Start of RECORDS SUPPLIED
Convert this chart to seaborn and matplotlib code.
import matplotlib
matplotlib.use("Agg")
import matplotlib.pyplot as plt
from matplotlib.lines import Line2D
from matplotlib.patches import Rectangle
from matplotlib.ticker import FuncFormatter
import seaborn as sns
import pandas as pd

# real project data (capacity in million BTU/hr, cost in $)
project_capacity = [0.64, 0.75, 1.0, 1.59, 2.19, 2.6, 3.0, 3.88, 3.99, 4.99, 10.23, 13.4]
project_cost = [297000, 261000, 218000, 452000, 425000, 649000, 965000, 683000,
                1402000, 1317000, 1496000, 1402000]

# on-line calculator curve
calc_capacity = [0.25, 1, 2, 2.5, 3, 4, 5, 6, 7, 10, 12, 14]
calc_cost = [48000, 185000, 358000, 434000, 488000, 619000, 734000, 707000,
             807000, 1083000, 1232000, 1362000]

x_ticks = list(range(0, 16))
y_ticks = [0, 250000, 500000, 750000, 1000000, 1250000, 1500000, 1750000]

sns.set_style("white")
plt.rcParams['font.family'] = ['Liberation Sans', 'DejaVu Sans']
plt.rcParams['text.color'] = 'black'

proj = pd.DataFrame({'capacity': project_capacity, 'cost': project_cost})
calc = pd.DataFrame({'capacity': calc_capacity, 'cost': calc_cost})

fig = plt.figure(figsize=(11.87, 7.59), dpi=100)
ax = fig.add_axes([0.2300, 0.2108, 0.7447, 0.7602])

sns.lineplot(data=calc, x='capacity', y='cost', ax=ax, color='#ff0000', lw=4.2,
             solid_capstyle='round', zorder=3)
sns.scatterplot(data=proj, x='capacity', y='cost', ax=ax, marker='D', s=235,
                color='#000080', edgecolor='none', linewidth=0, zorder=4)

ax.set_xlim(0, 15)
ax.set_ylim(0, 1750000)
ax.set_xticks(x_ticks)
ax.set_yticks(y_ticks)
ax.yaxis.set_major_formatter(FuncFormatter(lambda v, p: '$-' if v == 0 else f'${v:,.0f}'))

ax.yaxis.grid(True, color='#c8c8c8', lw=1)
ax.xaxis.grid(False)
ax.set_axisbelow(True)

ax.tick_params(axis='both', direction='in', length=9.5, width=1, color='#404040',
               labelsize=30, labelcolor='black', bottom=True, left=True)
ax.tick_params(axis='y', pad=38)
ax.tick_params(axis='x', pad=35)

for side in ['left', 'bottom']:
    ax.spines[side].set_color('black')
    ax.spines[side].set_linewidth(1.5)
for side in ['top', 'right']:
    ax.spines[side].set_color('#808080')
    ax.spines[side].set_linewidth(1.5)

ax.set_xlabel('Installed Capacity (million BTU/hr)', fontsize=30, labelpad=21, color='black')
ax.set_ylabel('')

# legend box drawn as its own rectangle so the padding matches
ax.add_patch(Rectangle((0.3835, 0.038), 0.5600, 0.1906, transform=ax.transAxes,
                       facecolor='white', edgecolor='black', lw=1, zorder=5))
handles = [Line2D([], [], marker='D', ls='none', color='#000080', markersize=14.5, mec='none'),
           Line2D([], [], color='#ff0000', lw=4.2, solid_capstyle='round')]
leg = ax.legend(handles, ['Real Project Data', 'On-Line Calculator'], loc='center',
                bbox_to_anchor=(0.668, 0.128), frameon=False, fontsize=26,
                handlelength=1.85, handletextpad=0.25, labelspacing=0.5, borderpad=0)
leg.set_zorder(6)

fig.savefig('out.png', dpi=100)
End of RECORDS SUPPLIED
Start of RECORDS SUPPLIED
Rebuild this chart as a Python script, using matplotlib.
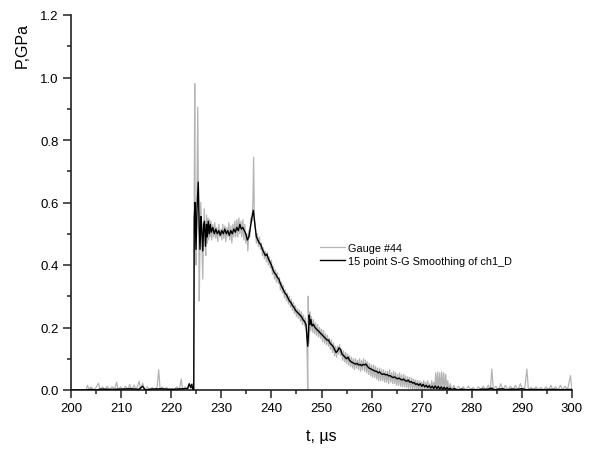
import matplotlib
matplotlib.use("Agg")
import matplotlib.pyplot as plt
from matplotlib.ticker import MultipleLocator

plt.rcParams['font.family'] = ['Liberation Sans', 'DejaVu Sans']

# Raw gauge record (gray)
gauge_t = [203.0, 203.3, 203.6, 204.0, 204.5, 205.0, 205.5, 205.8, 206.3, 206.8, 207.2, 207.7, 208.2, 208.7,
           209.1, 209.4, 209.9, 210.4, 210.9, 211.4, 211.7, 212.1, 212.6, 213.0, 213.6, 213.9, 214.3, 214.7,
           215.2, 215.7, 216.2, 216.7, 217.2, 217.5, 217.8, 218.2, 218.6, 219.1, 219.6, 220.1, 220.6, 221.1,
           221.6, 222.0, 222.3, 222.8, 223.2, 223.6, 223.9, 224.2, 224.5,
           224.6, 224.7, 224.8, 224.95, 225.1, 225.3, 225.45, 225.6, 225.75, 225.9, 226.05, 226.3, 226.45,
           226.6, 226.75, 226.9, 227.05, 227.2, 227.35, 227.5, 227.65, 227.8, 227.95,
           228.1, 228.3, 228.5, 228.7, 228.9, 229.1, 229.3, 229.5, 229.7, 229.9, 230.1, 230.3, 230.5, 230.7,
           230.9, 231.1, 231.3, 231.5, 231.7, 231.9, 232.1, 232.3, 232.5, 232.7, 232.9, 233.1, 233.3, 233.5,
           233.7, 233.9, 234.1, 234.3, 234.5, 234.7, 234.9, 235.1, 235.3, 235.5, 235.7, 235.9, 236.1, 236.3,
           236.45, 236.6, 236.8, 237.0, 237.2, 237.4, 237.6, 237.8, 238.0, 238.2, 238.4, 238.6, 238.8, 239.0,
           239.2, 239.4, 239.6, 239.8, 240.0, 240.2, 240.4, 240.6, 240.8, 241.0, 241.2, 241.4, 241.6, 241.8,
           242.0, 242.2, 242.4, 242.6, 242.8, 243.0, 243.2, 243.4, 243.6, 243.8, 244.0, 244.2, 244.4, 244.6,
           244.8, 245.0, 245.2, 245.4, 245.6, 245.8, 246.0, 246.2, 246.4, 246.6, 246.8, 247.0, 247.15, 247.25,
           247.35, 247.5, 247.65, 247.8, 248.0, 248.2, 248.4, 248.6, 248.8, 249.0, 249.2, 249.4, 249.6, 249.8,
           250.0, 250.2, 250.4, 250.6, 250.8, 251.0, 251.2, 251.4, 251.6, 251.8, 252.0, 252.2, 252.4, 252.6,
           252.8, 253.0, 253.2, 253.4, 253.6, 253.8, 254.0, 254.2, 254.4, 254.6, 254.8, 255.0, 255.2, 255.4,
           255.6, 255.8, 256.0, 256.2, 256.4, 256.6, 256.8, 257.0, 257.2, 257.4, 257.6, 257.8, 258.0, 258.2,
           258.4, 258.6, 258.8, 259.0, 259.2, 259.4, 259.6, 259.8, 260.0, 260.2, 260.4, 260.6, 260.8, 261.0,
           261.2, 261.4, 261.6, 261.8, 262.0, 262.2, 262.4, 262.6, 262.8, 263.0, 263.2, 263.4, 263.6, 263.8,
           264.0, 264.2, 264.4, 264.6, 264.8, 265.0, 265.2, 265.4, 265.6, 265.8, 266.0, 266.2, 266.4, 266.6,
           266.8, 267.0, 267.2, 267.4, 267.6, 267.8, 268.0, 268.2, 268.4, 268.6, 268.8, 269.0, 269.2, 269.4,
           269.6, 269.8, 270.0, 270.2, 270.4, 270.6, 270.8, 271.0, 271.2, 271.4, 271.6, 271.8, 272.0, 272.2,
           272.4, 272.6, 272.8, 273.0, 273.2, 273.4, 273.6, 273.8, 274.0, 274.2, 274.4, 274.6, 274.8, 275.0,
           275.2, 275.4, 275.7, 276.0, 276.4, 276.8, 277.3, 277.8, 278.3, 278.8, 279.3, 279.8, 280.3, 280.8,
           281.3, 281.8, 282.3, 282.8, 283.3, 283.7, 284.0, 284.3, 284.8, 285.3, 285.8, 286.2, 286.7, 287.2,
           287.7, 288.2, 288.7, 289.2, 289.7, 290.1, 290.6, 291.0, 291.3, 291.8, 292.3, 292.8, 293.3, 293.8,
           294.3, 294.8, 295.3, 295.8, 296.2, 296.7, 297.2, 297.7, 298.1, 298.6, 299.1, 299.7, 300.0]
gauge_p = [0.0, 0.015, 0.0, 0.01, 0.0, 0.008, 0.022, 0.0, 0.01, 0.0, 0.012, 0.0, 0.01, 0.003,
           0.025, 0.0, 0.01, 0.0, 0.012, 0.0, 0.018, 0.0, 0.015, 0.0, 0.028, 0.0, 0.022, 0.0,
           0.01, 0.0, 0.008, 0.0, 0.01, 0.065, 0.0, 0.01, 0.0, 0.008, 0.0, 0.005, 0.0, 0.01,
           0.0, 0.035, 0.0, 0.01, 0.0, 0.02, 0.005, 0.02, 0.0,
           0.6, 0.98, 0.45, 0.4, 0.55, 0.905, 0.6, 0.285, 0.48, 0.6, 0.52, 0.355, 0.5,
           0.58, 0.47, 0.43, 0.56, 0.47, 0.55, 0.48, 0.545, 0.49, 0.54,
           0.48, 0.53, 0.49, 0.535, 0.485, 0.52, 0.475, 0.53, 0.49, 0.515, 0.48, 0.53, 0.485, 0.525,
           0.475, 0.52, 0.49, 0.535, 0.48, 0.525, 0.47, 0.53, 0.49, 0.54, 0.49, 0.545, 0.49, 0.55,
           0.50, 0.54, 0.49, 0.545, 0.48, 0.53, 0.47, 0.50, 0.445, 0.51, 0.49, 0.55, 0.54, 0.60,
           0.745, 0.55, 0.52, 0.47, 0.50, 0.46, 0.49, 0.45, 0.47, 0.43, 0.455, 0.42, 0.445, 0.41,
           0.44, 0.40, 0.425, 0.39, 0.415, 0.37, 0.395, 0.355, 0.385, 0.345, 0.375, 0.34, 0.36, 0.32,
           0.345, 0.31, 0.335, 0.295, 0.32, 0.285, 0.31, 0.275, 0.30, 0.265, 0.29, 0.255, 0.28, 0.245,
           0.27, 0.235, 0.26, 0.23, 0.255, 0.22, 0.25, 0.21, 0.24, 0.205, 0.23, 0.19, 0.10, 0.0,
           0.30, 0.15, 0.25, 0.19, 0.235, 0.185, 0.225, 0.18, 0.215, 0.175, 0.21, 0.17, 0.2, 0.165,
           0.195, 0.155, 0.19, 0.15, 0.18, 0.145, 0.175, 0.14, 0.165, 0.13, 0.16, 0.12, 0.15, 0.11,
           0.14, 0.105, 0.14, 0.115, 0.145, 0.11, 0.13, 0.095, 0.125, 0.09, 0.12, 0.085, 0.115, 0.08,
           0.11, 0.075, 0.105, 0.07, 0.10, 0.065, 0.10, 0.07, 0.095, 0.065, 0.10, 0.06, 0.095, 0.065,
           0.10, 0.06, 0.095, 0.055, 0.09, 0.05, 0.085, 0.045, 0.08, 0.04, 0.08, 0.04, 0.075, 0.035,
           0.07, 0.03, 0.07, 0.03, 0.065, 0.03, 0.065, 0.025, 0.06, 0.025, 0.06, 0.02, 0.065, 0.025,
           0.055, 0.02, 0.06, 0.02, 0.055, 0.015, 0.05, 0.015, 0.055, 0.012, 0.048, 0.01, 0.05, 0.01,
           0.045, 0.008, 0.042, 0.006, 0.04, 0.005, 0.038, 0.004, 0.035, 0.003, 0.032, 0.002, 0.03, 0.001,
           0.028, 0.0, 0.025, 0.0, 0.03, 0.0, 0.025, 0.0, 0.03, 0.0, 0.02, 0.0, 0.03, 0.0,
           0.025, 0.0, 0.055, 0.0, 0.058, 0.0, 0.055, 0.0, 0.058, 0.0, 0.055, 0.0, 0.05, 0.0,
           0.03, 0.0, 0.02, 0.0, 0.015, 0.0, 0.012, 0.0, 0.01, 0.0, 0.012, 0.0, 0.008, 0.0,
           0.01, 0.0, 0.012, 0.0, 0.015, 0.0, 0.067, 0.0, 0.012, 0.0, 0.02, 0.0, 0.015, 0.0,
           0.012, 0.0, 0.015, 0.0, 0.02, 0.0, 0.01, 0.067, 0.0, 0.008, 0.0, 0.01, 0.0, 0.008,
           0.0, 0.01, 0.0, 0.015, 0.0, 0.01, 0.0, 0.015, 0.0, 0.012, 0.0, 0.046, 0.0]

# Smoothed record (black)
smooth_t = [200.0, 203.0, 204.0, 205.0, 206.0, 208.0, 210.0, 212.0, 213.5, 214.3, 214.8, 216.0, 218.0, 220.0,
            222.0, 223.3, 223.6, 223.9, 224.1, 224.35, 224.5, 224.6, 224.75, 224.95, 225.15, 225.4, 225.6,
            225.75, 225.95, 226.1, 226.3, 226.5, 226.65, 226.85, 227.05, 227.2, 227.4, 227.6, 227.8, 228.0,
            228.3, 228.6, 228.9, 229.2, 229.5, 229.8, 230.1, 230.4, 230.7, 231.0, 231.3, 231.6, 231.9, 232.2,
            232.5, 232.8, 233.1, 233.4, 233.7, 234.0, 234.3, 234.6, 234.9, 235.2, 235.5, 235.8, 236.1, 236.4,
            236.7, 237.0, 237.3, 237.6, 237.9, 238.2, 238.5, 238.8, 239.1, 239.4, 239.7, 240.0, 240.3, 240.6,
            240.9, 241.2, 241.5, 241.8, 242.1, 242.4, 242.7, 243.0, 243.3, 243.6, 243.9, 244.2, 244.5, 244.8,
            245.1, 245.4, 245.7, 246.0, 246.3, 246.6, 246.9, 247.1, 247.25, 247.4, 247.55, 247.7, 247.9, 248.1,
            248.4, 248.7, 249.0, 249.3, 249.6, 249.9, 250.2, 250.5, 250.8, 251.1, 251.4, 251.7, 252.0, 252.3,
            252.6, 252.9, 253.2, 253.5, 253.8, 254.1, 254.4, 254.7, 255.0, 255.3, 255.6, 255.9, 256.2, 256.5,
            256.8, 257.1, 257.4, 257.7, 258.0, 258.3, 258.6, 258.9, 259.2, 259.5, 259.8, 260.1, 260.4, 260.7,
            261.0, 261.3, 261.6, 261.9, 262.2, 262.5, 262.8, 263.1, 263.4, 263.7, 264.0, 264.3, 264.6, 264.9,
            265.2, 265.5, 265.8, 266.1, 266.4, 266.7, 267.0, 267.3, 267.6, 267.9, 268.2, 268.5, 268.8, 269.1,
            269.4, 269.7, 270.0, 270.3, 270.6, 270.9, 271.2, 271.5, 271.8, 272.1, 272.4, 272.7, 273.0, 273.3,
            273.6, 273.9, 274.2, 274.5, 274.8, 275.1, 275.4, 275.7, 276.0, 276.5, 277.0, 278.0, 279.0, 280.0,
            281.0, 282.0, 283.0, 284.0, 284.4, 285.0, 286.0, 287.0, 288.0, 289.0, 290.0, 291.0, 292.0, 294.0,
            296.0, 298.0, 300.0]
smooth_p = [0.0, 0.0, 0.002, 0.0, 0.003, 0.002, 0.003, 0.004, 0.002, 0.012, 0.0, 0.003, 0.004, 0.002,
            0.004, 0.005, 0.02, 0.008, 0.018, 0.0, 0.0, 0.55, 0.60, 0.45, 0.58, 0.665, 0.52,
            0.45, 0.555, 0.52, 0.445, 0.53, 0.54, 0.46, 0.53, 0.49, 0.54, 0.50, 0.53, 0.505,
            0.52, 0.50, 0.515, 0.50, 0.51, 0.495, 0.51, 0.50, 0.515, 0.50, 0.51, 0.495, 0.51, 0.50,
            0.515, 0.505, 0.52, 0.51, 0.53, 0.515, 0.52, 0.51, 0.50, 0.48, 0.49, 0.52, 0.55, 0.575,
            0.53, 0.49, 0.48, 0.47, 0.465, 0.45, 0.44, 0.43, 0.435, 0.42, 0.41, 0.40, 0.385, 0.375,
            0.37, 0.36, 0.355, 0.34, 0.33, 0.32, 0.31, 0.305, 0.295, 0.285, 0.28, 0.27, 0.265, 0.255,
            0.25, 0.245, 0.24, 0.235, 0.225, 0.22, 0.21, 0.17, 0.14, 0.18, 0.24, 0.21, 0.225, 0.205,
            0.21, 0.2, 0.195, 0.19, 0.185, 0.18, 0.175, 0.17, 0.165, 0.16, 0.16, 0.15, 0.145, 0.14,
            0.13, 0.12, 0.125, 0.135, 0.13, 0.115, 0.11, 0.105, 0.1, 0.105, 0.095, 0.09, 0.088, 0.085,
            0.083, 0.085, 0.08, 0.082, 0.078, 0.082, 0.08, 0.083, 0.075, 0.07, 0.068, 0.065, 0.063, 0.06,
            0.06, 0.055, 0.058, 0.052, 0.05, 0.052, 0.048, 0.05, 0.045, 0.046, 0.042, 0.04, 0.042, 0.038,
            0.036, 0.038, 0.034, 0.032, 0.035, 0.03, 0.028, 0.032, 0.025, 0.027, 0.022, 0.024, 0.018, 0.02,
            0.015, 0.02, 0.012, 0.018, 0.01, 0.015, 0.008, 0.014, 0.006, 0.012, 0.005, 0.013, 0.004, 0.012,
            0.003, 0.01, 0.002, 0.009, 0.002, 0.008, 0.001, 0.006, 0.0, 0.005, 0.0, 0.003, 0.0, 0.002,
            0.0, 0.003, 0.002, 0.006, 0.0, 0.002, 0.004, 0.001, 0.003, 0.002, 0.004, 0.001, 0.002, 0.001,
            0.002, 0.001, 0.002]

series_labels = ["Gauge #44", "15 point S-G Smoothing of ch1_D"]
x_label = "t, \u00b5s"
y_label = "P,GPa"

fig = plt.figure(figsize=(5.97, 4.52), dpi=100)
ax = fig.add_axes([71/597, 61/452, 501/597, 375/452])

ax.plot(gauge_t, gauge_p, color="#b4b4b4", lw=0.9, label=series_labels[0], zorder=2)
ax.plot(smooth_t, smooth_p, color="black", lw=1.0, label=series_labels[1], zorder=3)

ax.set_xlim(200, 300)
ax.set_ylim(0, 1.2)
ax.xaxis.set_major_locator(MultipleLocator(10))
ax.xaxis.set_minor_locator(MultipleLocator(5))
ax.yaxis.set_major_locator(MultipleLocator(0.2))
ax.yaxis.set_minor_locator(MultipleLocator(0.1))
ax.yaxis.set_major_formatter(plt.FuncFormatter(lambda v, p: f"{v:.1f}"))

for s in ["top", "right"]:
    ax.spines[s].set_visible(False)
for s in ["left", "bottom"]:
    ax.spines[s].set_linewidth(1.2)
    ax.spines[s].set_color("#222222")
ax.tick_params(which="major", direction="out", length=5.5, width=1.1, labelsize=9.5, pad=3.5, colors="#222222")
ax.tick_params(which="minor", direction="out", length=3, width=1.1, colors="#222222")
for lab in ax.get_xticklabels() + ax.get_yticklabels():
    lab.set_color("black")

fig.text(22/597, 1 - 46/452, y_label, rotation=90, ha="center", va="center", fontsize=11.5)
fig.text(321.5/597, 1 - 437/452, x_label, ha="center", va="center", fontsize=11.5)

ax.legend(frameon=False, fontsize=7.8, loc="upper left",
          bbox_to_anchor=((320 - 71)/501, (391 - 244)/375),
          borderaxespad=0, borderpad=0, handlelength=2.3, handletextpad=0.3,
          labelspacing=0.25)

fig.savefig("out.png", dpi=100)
End of RECORDS SUPPLIED
» SET TASK
Begin at the line that has "Convert this chart", stop after the line that has "807000, 1083000, 1232000, 1362000]", and repeat exactly those lines, nothing more.

» OUTPUT OF THE EXERCISE
Convert this chart to seaborn and matplotlib code.
import matplotlib
matplotlib.use("Agg")
import matplotlib.pyplot as plt
from matplotlib.lines import Line2D
from matplotlib.patches import Rectangle
from matplotlib.ticker import FuncFormatter
import seaborn as sns
import pandas as pd

# real project data (capacity in million BTU/hr, cost in $)
project_capacity = [0.64, 0.75, 1.0, 1.59, 2.19, 2.6, 3.0, 3.88, 3.99, 4.99, 10.23, 13.4]
project_cost = [297000, 261000, 218000, 452000, 425000, 649000, 965000, 683000,
                1402000, 1317000, 1496000, 1402000]

# on-line calculator curve
calc_capacity = [0.25, 1, 2, 2.5, 3, 4, 5, 6, 7, 10, 12, 14]
calc_cost = [48000, 185000, 358000, 434000, 488000, 619000, 734000, 707000,
             807000, 1083000, 1232000, 1362000]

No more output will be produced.